Answering this second question may provide a solution for the first. Flutter avoids paying the interop cost by simply avoiding using any of the native platform controls. Instead it treats the screen as a canvas on which it renders the layout for the app. With this in mind, we should be looking for ways to replicate this for .NET based applications.

What’s interesting is that both Xamarin Forms team (well, now the .NET Maui team) and the Uno team have already made a start in this direction. The .NET Maui team have invested in options for the rendering of controls using Skia and the Uno Platform already has a backend that uses Skia. The Uno Skia implementation was initially created to support WPF and Linux platforms but in theory there is no reason this couldn’t be used on any platform that supports Skia.

It would seem that migrating to using Skia for rendering would be the logical choice. However, there’s more to switching to Skia than simply rendering elements to the screen. For example, if the frameworks no longer use the underlying native controls, accessibility, and specifically tools like screen readers, become an issue. A lot more work (already done by Google as part of implementing Flutter) needs to be invested in order to make sure all the standard metaphors of the target platform are implemented.

Whilst Skia may be the long term future for .NET based cross platform applications, we’re a long way from that right now. The next milestones for both Xamarin Forms (.NET Maui) and Uno Platform will be to support WinUI/Project Reunion and of course .NET 6. This will be a convergence point for both frameworks as they roll out new versions that will support .NET 6 and Windows.

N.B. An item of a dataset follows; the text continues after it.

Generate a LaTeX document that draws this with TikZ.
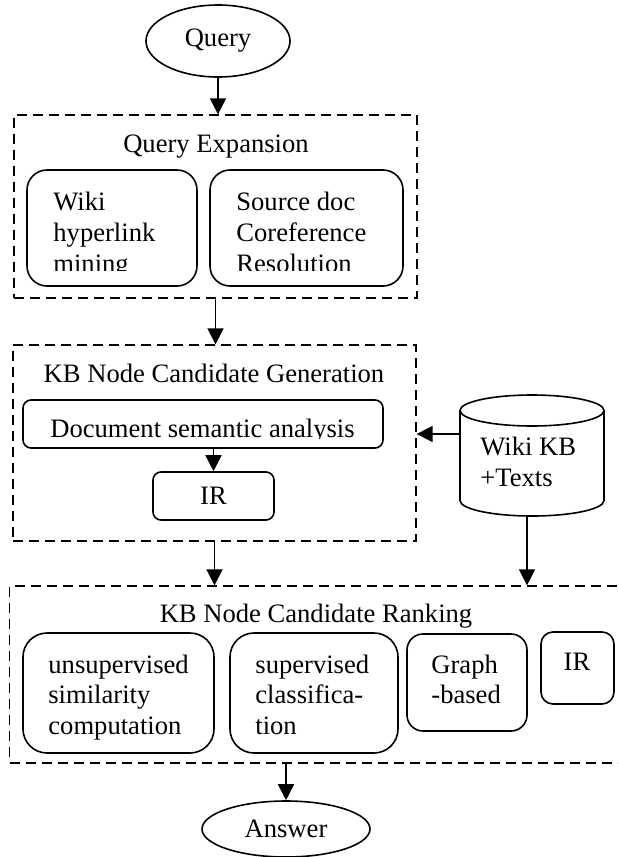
\documentclass[tikz,border=0pt]{standalone}
\usepackage{fontspec}
\setmainfont{Liberation Serif}
\usetikzlibrary{arrows.meta,shapes.geometric}
\begin{document}
\begin{tikzpicture}[x=0.5pt,y=-0.5pt,
  every node/.style={font=\fontsize{13.3}{15}\selectfont},
  grp/.style={draw, dash pattern=on 5pt off 3pt, line width=0.65pt, rectangle, inner sep=0pt},
  rbox/.style={draw, line width=0.8pt, rectangle, rounded corners=#1, inner sep=0pt},
  rbox/.default=5pt,
  ell/.style={draw, ellipse, line width=0.8pt, inner sep=0pt},
  txt/.style={inner sep=0pt, anchor=base west},
  ctxt/.style={inner sep=0pt, anchor=base},
  arr/.style={line width=0.8pt, -{Triangle[width=8pt,length=8pt]}}]
\useasboundingbox (0,0) rectangle (618,857);
\clip (0,0) rectangle (618,857);

% Query
\node[ell, minimum width=72pt, minimum height=36pt] (query) at (218,41) {Query};

% Query Expansion group
\node[grp, minimum width=201.5pt, minimum height=91.5pt] (qe) at (215.5,206.5) {};
\node[ctxt] (qet) at (216,152) {Query Expansion};
\node[rbox=10pt, minimum width=85pt, minimum height=58pt] (wikih) at (112,228) {};
\node[rbox=10pt, minimum width=96.5pt, minimum height=58pt] (srcdoc) at (306.5,228) {};
\begin{scope}
  \clip (0,0) rectangle (618,270);
  \node[txt] (w1) at (53,210) {Wiki};
  \node[txt] (w2) at (53,241) {hyperlink};
  \node[txt] (w3) at (53,272) {mining};
  \node[txt] (s1) at (236,210) {Source doc};
  \node[txt] (s2) at (236,241) {Coreference};
  \node[txt] (s3) at (236,272) {Resolution};
\end{scope}

% KB Node Candidate Generation group
\node[grp, minimum width=201.5pt, minimum height=98pt] (gen) at (214.5,443) {};
\node[ctxt] (gent) at (214,382) {KB Node Candidate Generation};
\node[rbox=4pt, minimum width=180pt, minimum height=24pt] (doc) at (203,424) {};
\begin{scope}
  \clip (0,0) rectangle (618,438);
  \node[ctxt] (doct) at (202.5,437) {Document semantic analysis};
\end{scope}
\node[rbox=4pt, minimum width=60.5pt, minimum height=24pt] (irg) at (213.5,496) {IR};

% Wiki KB cylinder
\node[inner sep=0pt, minimum width=72pt, minimum height=60.5pt] (kb) at (532,455.5) {};
\draw[line width=0.8pt] (460,410.5) -- (460,500.5)
  arc[start angle=180, end angle=0, x radius=72, y radius=15.5] -- (604,410.5);
\draw[line width=0.8pt] (532,410.5) ellipse [x radius=72, y radius=15.5];
\node[txt] (kb1) at (480,455) {Wiki KB};
\node[txt] (kb2) at (480,486) {+Texts};

% KB Node Candidate Ranking group
\node[grp, minimum width=315.5pt, minimum height=88.5pt] (rank) at (325,674.5) {};
\node[ctxt] (rankt) at (316,622) {KB Node Candidate Ranking};
\node[rbox=12pt, minimum width=95.5pt, minimum height=60pt] (unsup) at (118.5,693) {};
\node[txt] (u1) at (48,673) {unsupervised};
\node[txt] (u2) at (48,703) {similarity};
\node[txt] (u3) at (48,734) {computation};
\node[rbox=12pt, minimum width=84pt, minimum height=60pt] (sup) at (314,693) {};
\node[txt] (p1) at (255,673) {supervised};
\node[txt] (p2) at (255,703) {classifica-};
\node[txt] (p3) at (255,734) {tion};
\node[rbox=8pt, minimum width=60pt, minimum height=48.5pt] (graph) at (467,682.5) {};
\node[txt] (g1) at (431,673) {Graph};
\node[txt] (g2) at (431,703) {-based};
\node[rbox=6pt, minimum width=36.5pt, minimum height=36pt] (ir2) at (577.5,668) {};
\node[ctxt] (ir2t) at (577,670) {IR};

% Answer
\node[ell, minimum width=84pt, minimum height=28pt] (answer) at (286,829) {Answer};

% connectors
\draw[arr] (query.south) -- (query.south |- qe.north);
\draw[arr] (qe.south) -- (qe.south |- gen.north);
\draw[arr] (irg.north |- doc.south) -- (irg.north);
\draw[arr] ([yshift=10.75pt]kb.west) -- ([yshift=10.75pt]kb.west -| gen.east);
\draw[arr] ([xshift=-2.5pt]kb.south) -- ([xshift=-2.5pt]kb.south |- rank.north);
\draw[arr] (gen.south) -- (gen.south |- rank.north);
\draw[arr] (answer.north |- rank.south) -- (answer.north);
\end{tikzpicture}
\end{document}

5 thoughts on “Startup Performance, Skia and the Future of Cross Platform Apps Built with .NET”

  1. Hi Nick,

    Did you try the profiled AOT startup on Android and measure startup times then? Also, measuring startup times while having debugger attached and running unoptimized debug builds, might differ from release builds. So if you didn’t already try that, measure the startup on release builds.

    Interesting with the Skia rendering for controls, similarly what Flutter does. I bet big G did a bunch of things already with regards to accesibility etc.

    • I didn’t try profiled AOT but the comparison was on Release AOT builds without the debugger attached, so pretty fair comparison.

      Yes, Google is way ahead of the game with regards to Skia rendering – they’ve already dealt with the accessibility side of things. If you run a Flutter app, you really can’t tell that it’s not a native app in most cases.

  2. When I tried xamarin forms (and rejected the technology), startup performance hit really noticeable on Android .

    But I think one of the main reasons was heavy use of reflection during startup. Reflection and performance do not come together.

    I’ve heard that Net6 MiUi is trying to get rid of reflection, so it might be better.

    I’ve ended up in creating own framework for rendering UI controls using Skia and abstraction for layouting them using native lists. Startup performance is much better than with the XF – less than 1s on Android, XF demo for dashboard only was several seconds. (app is taphome, available for Android, iOS and WPF)

    • I don’t think the move to Maui specifically will fix the performance – the reliance on native controls is a massive overhead and not easy to improve. If the entire framework was using Skia rendering then perf might jump.
      Have you taken a look at Uno?

  3. No, I haven’t checked Uno, I’ve only seen Uno Democrat Calculator app for Android and the startup is terrible. I’m considering using it to port my windows app to Mac but not to mobile.

    Xamarin android apps with native controls can start pretty quickly, so I think it’s Xamarin Forms and its abstractiins what is slow, not native controls. In 2016 I had big app using only native controls and with the hype of Xforms I was testing to make hybrid native/Xforms app. Concept that some of the pages or new pages will be in Xforms and old will stay native. To my surprise, only the fact, that there is one Xforms page in app – not even visible at start (and 130 native activities) caused app to start 1.2 second slower. There was some Xforms Init() or something. Xforms at start use reflection to scan assemblies and looks for custom renderers.